Thank you, this was the most helpful comment so far.

I think I was able to reproduce the owner issue, I made a test case with miri at someone's suggestion.

Would a fix be to not expose owner() -> &O if a mutable reference was used to construct the dependent?

To have this exposed on a conditional basis, would I create a new type say MutOwnedCell that doesn't have owner, or can I use some kind of constraint to expose owner()?

Here's the test case possum/src/owned_cell.rs at main · anacrolix/possum · GitHub, does that properly test it (yes it fails and I think for the reason you gave, but it's not easy to read miri's output).

There is no drawback to converting to raw pointers when you know they will no longer be accessed on the Rust side. I strongly recommend against a self-referential struct simply to avoid raw pointers, since you'll need them anyway.

I don't follow. Even if they're not followed on the Rust side, on the C side I still have to do the equivalent of Drop (calling a function with the pointer then promising not to use it again), and maintaining liveness of resources in the correct order.
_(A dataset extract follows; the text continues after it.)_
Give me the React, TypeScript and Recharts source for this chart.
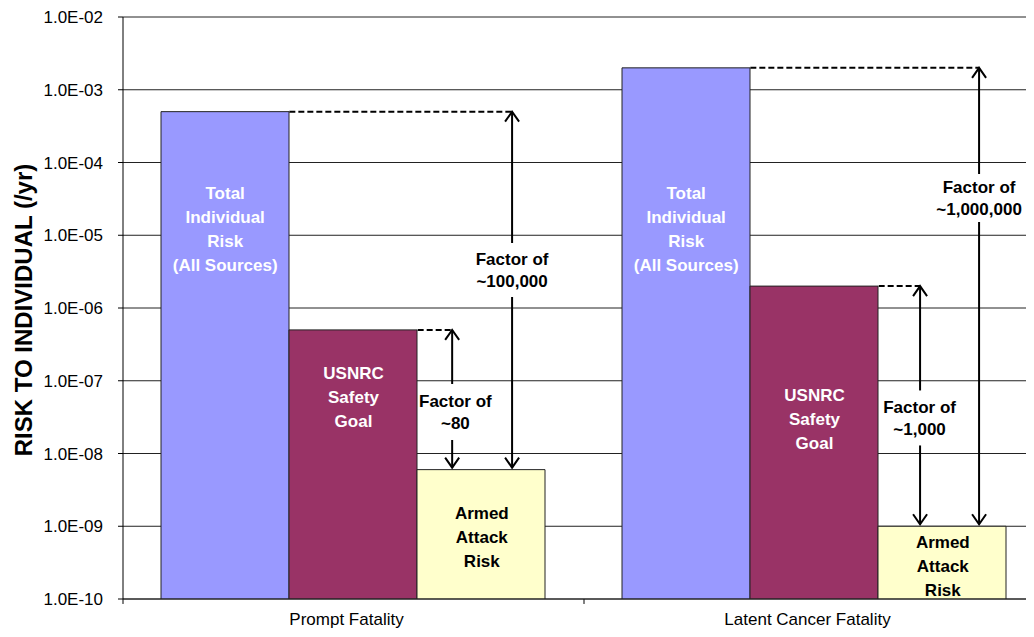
import React from 'react';
import {
  BarChart,
  Bar,
  XAxis,
  YAxis,
  CartesianGrid,
  ReferenceLine,
  ReferenceDot,
  Label,
} from 'recharts';

// values (per year)
const categories = ['Prompt Fatality', 'Latent Cancer Fatality'];
const totalRisk = [5e-4, 2e-3];
const safetyGoal = [5e-7, 2e-6];
const armedAttackRisk = [6e-9, 1e-9];
const yTicks = [1e-10, 1e-9, 1e-8, 1e-7, 1e-6, 1e-5, 1e-4, 1e-3, 1e-2];

const seriesNames = [
  ['Total', 'Individual', 'Risk', '(All Sources)'],
  ['USNRC', 'Safety', 'Goal'],
  ['Armed', 'Attack', 'Risk'],
];
const seriesFill = ['#9999FF', '#993366', '#FFFFCC'];
const seriesText = ['#fff', '#fff', '#000'];
// height (risk value) at which each bar caption is centred, per category
const captionLevels = [
  [1.22e-5, 6e-8, 7.1e-10],
  [1.22e-5, 3e-8, 2.85e-10],
];

const factorTexts = [
  ['Factor of', '~100,000'],
  ['Factor of', '~80'],
  ['Factor of', '~1,000,000'],
  ['Factor of', '~1,000'],
];

const data = categories.map((name, i) => ({
  name,
  total: totalRisk[i],
  goal: safetyGoal[i],
  attack: armedAttackRisk[i],
}));

const FONT = '"Liberation Sans", Arial, sans-serif';
const CHART_W = 1045;
const CHART_H = 637;
const LEFT = 123;
const NCAT = categories.length;
const BAND = (CHART_W - LEFT) / NCAT;
const CAT_GAP = 38;
const GAP_U = CAT_GAP / BAND;
const BAR_U = (1 - 2 * GAP_U) / 3;
// band units (0..NCAT) -> fraction of plot width for the hidden numeric axis
const u = (b: number) => b / NCAT;
const barRight = (cat: number, k: number) => u(cat + GAP_U + (k + 1) * BAR_U);
const barMid = (cat: number, k: number) => u(cat + GAP_U + (k + 0.5) * BAR_U);

// factor arrows: category, which bar they start from, arrow/label position in band units
const factors = [
  { cat: 0, from: 0, ax: 0.844, lx: 0.844, ly: 3.33e-6, w: 80, h: 54, text: factorTexts[0] },
  { cat: 0, from: 1, ax: 0.714, lx: 0.721, ly: 3.72e-8, w: 72, h: 56, text: factorTexts[1] },
  { cat: 1, from: 0, ax: 1.857, lx: 1.857, ly: 3.25e-5, w: 92, h: 48, text: factorTexts[2] },
  { cat: 1, from: 1, ax: 1.729, lx: 1.728, ly: 3.08e-8, w: 72, h: 55, text: factorTexts[3] },
];
const seriesValues = [totalRisk, safetyGoal, armedAttackRisk];

const fmtTick = (v: number) => {
  const e = Math.round(Math.log10(v));
  return `1.0E${e < 0 ? '-' : '+'}${String(Math.abs(e)).padStart(2, '0')}`;
};

const Arrow = (p: any) => {
  const { x1, y1, y2 } = p;
  const top = Math.min(y1, y2);
  const bot = Math.max(y1, y2) - 2;
  return (
    <g stroke="#000" strokeWidth={2} fill="none">
      <line x1={x1} y1={top} x2={x1} y2={bot} />
      <path d={`M${x1 - 7},${top + 10} L${x1},${top} L${x1 + 7},${top + 10}`} />
      <path d={`M${x1 - 7},${bot - 10} L${x1},${bot} L${x1 + 7},${bot - 10}`} />
    </g>
  );
};

const textBlock =
  (lines: string[], color: string, lh: number, box?: { w: number; h: number }) =>
  (p: any) => {
    const { cx, cy } = p;
    return (
      <g>
        {box && (
          <rect x={cx - box.w / 2} y={cy - box.h / 2} width={box.w} height={box.h} fill="#fff" />
        )}
        <text
          textAnchor="middle"
          dominantBaseline="central"
          fontFamily={FONT}
          fontWeight="bold"
          fontSize={17}
          fill={color}
        >
          {lines.map((l, i) => (
            <tspan key={i} x={cx} y={cy + (i - (lines.length - 1) / 2) * lh}>
              {l}
            </tspan>
          ))}
        </text>
      </g>
    );
  };

const CatTick = (p: any) => (
  <text
    x={p.x - 7}
    y={p.y}
    dy={26}
    textAnchor="middle"
    fontFamily={FONT}
    fontSize={17}
    fill="#000"
  >
    {p.payload.value}
  </text>
);

const YTitle = (p: any) => {
  const vb = p.viewBox || { x: 0, y: 17, width: LEFT, height: 582 };
  const x = vb.x + 23;
  const y = vb.y + vb.height / 2 + 2;
  return (
    <text
      x={x}
      y={y}
      transform={`rotate(-90 ${x} ${y})`}
      textAnchor="middle"
      dominantBaseline="central"
      fontFamily={FONT}
      fontWeight="bold"
      fontSize={24}
      fill="#000"
    >
      RISK TO INDIVIDUAL (/yr)
    </text>
  );
};

export default function App() {
  const yMin = yTicks[0];
  const tickEnd = yMin / 1.17;
  return (
    <div style={{ margin: -8, width: 1034, height: 637, overflow: 'hidden', background: '#fff' }}>
      <BarChart
        width={CHART_W}
        height={CHART_H}
        data={data}
        margin={{ top: 17, right: 0, bottom: 0, left: 0 }}
        barCategoryGap={CAT_GAP}
        barGap={0}
      >
        <CartesianGrid vertical={false} stroke="#222" />
        <XAxis
          xAxisId="cat"
          dataKey="name"
          height={38}
          tickLine={false}
          tickSize={0}
          tickMargin={0}
          tick={<CatTick />}
          axisLine={{ stroke: '#222' }}
        />
        <XAxis xAxisId="num" type="number" domain={[0, 1]} allowDataOverflow hide />
        <YAxis
          scale="log"
          type="number"
          domain={[yTicks[0], yTicks[yTicks.length - 1]]}
          ticks={yTicks}
          allowDataOverflow
          width={LEFT}
          tickSize={5}
          tickMargin={15}
          tickFormatter={fmtTick}
          tick={{ fontSize: 17, fill: '#000', fontFamily: FONT }}
          axisLine={{ stroke: '#000' }}
          tickLine={{ stroke: '#000' }}
        >
          <Label content={<YTitle />} />
        </YAxis>
        <Bar xAxisId="cat" dataKey="total" fill={seriesFill[0]} stroke="#222" isAnimationActive={false} />
        <Bar xAxisId="cat" dataKey="goal" fill={seriesFill[1]} stroke="#222" isAnimationActive={false} />
        <Bar xAxisId="cat" dataKey="attack" fill={seriesFill[2]} stroke="#222" isAnimationActive={false} />

        {/* axis tick marks below the plot at category boundaries */}
        {[0, 1, 2].map((b) => (
          <ReferenceLine
            key={`t${b}`}
            xAxisId="num"
            segment={[
              { x: u(b), y: yMin },
              { x: u(b), y: tickEnd },
            ]}
            stroke="#000"
            ifOverflow="visible"
          />
        ))}

        {categories.map((_, c) =>
          seriesNames.map((lines, k) => (
            <ReferenceDot
              key={`cap${c}${k}`}
              xAxisId="num"
              x={barMid(c, k)}
              y={captionLevels[c][k]}
              shape={textBlock(lines, seriesText[k], 24)}
            />
          ))
        )}

        {factors.map((f, i) => {
          const v = seriesValues[f.from][f.cat];
          return (
            <ReferenceLine
              key={`d${i}`}
              xAxisId="num"
              segment={[
                { x: barRight(f.cat, f.from), y: v },
                { x: u(f.ax), y: v },
              ]}
              stroke="#000"
              strokeWidth={2}
              strokeDasharray="6 3"
            />
          );
        })}
        {factors.map((f, i) => (
          <ReferenceLine
            key={`a${i}`}
            xAxisId="num"
            segment={[
              { x: u(f.ax), y: seriesValues[f.from][f.cat] },
              { x: u(f.ax), y: armedAttackRisk[f.cat] },
            ]}
            shape={<Arrow />}
          />
        ))}
        {factors.map((f, i) => (
          <ReferenceDot
            key={`l${i}`}
            xAxisId="num"
            x={u(f.lx)}
            y={f.ly}
            shape={textBlock(f.text, '#000', 22, { w: f.w, h: f.h })}
          />
        ))}
      </BarChart>
    </div>
  );
}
Combining resources where I can into a single pointer on the C side minimizes the bookwork, and lets me do more checks on the Rust side.

Yes

Yes, ultimately you'll need two different types for this.


Btw a good example to not follow is the owning_ref crate. It was a popular self-referential crate that ultimately was riddled by unsound issues. You could look at those issues and see how many you can reproduce with your library.

Sorry, I misunderstood.